> [Problem details]
Without including the pictures, copy out every line below.

> [Data block]
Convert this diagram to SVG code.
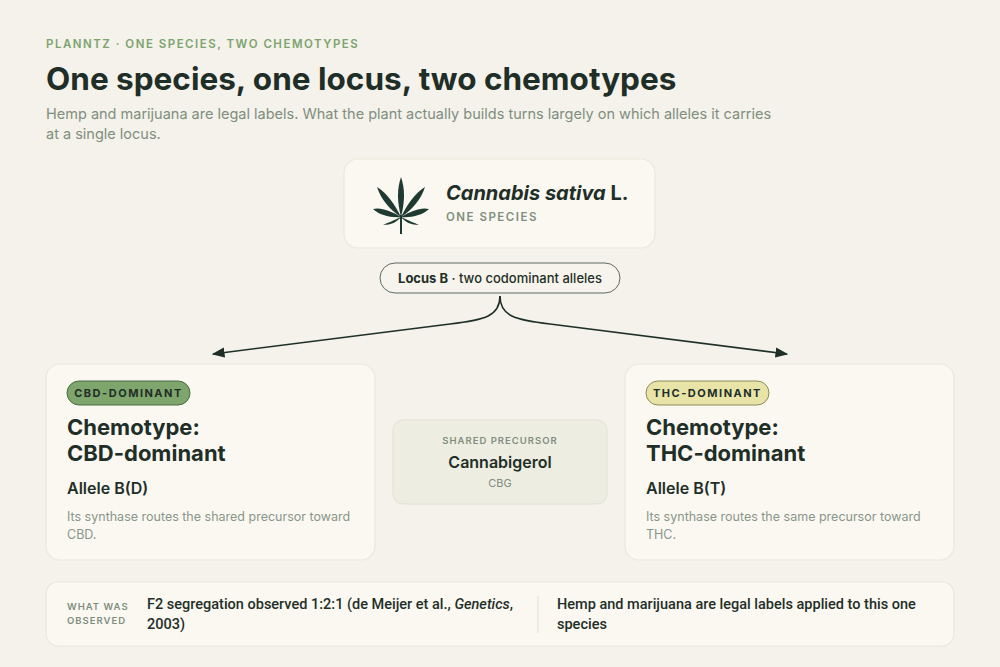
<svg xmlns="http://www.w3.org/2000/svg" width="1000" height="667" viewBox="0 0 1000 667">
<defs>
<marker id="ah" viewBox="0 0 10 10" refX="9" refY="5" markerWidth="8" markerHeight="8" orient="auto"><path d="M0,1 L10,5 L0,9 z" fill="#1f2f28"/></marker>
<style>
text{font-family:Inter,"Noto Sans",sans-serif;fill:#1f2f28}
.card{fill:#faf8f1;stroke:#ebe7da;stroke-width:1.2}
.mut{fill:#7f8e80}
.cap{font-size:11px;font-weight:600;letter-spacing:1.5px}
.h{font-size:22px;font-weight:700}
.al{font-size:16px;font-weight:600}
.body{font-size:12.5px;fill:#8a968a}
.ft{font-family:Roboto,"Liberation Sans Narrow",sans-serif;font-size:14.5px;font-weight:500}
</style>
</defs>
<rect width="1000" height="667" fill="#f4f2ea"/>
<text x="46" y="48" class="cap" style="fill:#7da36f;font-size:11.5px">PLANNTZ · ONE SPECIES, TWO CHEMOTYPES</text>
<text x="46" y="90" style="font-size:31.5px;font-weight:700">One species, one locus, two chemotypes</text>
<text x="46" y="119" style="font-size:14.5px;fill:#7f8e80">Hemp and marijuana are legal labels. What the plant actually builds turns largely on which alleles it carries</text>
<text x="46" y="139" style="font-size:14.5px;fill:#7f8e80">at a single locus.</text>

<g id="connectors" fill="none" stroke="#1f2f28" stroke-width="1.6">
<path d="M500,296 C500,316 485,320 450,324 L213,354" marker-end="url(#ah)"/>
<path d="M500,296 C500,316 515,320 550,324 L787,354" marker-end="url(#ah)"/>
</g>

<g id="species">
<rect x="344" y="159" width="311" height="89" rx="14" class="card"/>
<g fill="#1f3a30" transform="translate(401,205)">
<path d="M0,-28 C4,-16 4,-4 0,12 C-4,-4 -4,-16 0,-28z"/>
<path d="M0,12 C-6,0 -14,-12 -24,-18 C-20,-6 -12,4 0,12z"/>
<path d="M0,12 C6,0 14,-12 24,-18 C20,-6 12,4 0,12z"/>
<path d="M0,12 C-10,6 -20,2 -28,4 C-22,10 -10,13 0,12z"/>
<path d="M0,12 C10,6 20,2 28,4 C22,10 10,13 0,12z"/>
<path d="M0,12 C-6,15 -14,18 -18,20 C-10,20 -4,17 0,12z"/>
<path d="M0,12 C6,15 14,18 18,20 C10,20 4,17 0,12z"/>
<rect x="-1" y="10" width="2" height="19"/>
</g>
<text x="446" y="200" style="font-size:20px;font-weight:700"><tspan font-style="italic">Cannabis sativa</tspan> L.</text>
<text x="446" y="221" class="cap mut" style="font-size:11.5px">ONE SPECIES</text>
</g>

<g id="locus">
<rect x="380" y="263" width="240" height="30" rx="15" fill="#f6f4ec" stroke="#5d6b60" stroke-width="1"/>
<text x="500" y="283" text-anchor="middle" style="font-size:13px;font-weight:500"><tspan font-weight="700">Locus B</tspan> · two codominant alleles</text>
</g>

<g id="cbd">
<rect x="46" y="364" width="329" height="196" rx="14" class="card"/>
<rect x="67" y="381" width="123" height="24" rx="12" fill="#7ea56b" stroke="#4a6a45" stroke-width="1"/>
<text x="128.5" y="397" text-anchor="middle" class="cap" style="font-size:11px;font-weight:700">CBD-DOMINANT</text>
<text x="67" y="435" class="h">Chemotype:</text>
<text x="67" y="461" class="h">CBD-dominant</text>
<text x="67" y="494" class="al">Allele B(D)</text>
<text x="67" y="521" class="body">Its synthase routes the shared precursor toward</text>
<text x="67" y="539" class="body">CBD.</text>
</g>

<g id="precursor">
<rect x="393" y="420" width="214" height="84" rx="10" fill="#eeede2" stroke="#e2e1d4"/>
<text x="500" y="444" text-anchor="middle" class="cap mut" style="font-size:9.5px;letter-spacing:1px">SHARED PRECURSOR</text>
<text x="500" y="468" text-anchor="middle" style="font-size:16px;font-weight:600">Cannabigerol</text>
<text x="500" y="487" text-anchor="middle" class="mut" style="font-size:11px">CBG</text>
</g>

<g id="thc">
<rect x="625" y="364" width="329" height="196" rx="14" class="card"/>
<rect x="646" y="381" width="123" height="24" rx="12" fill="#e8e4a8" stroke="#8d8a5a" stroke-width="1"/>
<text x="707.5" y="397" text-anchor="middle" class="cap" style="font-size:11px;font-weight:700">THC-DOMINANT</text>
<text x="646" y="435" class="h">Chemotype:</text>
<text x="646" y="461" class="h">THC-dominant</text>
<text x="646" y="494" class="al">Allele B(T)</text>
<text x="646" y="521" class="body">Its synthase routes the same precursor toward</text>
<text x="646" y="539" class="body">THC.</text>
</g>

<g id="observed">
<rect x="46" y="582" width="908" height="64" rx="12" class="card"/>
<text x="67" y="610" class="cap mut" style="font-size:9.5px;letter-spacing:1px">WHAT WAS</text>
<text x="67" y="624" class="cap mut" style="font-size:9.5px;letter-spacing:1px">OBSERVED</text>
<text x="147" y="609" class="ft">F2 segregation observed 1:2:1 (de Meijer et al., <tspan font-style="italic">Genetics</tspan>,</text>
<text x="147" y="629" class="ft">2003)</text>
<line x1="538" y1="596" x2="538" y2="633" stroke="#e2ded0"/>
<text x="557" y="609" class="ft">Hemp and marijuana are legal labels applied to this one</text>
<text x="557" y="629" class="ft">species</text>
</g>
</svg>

> [Worked answer]
Convert this diagram to SVG code.
<svg xmlns="http://www.w3.org/2000/svg" width="1000" height="667" viewBox="0 0 1000 667">
<defs>
<marker id="ah" viewBox="0 0 10 10" refX="9" refY="5" markerWidth="8" markerHeight="8" orient="auto"><path d="M0,1 L10,5 L0,9 z" fill="#1f2f28"/></marker>
<style>
text{font-family:Inter,"Noto Sans",sans-serif;fill:#1f2f28}
.card{fill:#faf8f1;stroke:#ebe7da;stroke-width:1.2}
.mut{fill:#7f8e80}
.cap{font-size:11px;font-weight:600;letter-spacing:1.5px}
.h{font-size:22px;font-weight:700}
.al{font-size:16px;font-weight:600}
.body{font-size:12.5px;fill:#8a968a}
.ft{font-family:Roboto,"Liberation Sans Narrow",sans-serif;font-size:14.5px;font-weight:500}
</style>
</defs>
<rect width="1000" height="667" fill="#f4f2ea"/>
<text x="46" y="48" class="cap" style="fill:#7da36f;font-size:11.5px">PLANNTZ · ONE SPECIES, TWO CHEMOTYPES</text>
<text x="46" y="90" style="font-size:31.5px;font-weight:700">One species, one locus, two chemotypes</text>
<text x="46" y="119" style="font-size:14.5px;fill:#7f8e80">Hemp and marijuana are legal labels. What the plant actually builds turns largely on which alleles it carries</text>
<text x="46" y="139" style="font-size:14.5px;fill:#7f8e80">at a single locus.</text>

<g id="connectors" fill="none" stroke="#1f2f28" stroke-width="1.6">
<path d="M500,296 C500,316 485,320 450,324 L213,354" marker-end="url(#ah)"/>
<path d="M500,296 C500,316 515,320 550,324 L787,354" marker-end="url(#ah)"/>
</g>

<g id="species">
<rect x="344" y="159" width="311" height="89" rx="14" class="card"/>
<g fill="#1f3a30" transform="translate(401,205)">
<path d="M0,-28 C4,-16 4,-4 0,12 C-4,-4 -4,-16 0,-28z"/>
<path d="M0,12 C-6,0 -14,-12 -24,-18 C-20,-6 -12,4 0,12z"/>
<path d="M0,12 C6,0 14,-12 24,-18 C20,-6 12,4 0,12z"/>
<path d="M0,12 C-10,6 -20,2 -28,4 C-22,10 -10,13 0,12z"/>
<path d="M0,12 C10,6 20,2 28,4 C22,10 10,13 0,12z"/>
<path d="M0,12 C-6,15 -14,18 -18,20 C-10,20 -4,17 0,12z"/>
<path d="M0,12 C6,15 14,18 18,20 C10,20 4,17 0,12z"/>
<rect x="-1" y="10" width="2" height="19"/>
</g>
<text x="446" y="200" style="font-size:20px;font-weight:700"><tspan font-style="italic">Cannabis sativa</tspan> L.</text>
<text x="446" y="221" class="cap mut" style="font-size:11.5px">ONE SPECIES</text>
</g>

<g id="locus">
<rect x="380" y="263" width="240" height="30" rx="15" fill="#f6f4ec" stroke="#5d6b60" stroke-width="1"/>
<text x="500" y="283" text-anchor="middle" style="font-size:13px;font-weight:500"><tspan font-weight="700">Locus B</tspan> · two codominant alleles</text>
</g>

<g id="cbd">
<rect x="46" y="364" width="329" height="196" rx="14" class="card"/>
<rect x="67" y="381" width="123" height="24" rx="12" fill="#7ea56b" stroke="#4a6a45" stroke-width="1"/>
<text x="128.5" y="397" text-anchor="middle" class="cap" style="font-size:11px;font-weight:700">CBD-DOMINANT</text>
<text x="67" y="435" class="h">Chemotype:</text>
<text x="67" y="461" class="h">CBD-dominant</text>
<text x="67" y="494" class="al">Allele B(D)</text>
<text x="67" y="521" class="body">Its synthase routes the shared precursor toward</text>
<text x="67" y="539" class="body">CBD.</text>
</g>

<g id="precursor">
<rect x="393" y="420" width="214" height="84" rx="10" fill="#eeede2" stroke="#e2e1d4"/>
<text x="500" y="444" text-anchor="middle" class="cap mut" style="font-size:9.5px;letter-spacing:1px">SHARED PRECURSOR</text>
<text x="500" y="468" text-anchor="middle" style="font-size:16px;font-weight:600">Cannabigerol</text>
<text x="500" y="487" text-anchor="middle" class="mut" style="font-size:11px">CBG</text>
</g>

<g id="thc">
<rect x="625" y="364" width="329" height="196" rx="14" class="card"/>
<rect x="646" y="381" width="123" height="24" rx="12" fill="#e8e4a8" stroke="#8d8a5a" stroke-width="1"/>
<text x="707.5" y="397" text-anchor="middle" class="cap" style="font-size:11px;font-weight:700">THC-DOMINANT</text>
<text x="646" y="435" class="h">Chemotype:</text>
<text x="646" y="461" class="h">THC-dominant</text>
<text x="646" y="494" class="al">Allele B(T)</text>
<text x="646" y="521" class="body">Its synthase routes the same precursor toward</text>
<text x="646" y="539" class="body">THC.</text>
</g>

<g id="observed">
<rect x="46" y="582" width="908" height="64" rx="12" class="card"/>
<text x="67" y="610" class="cap mut" style="font-size:9.5px;letter-spacing:1px">WHAT WAS</text>
<text x="67" y="624" class="cap mut" style="font-size:9.5px;letter-spacing:1px">OBSERVED</text>
<text x="147" y="609" class="ft">F2 segregation observed 1:2:1 (de Meijer et al., <tspan font-style="italic">Genetics</tspan>,</text>
<text x="147" y="629" class="ft">2003)</text>
<line x1="538" y1="596" x2="538" y2="633" stroke="#e2ded0"/>
<text x="557" y="609" class="ft">Hemp and marijuana are legal labels applied to this one</text>
<text x="557" y="629" class="ft">species</text>
</g>
</svg>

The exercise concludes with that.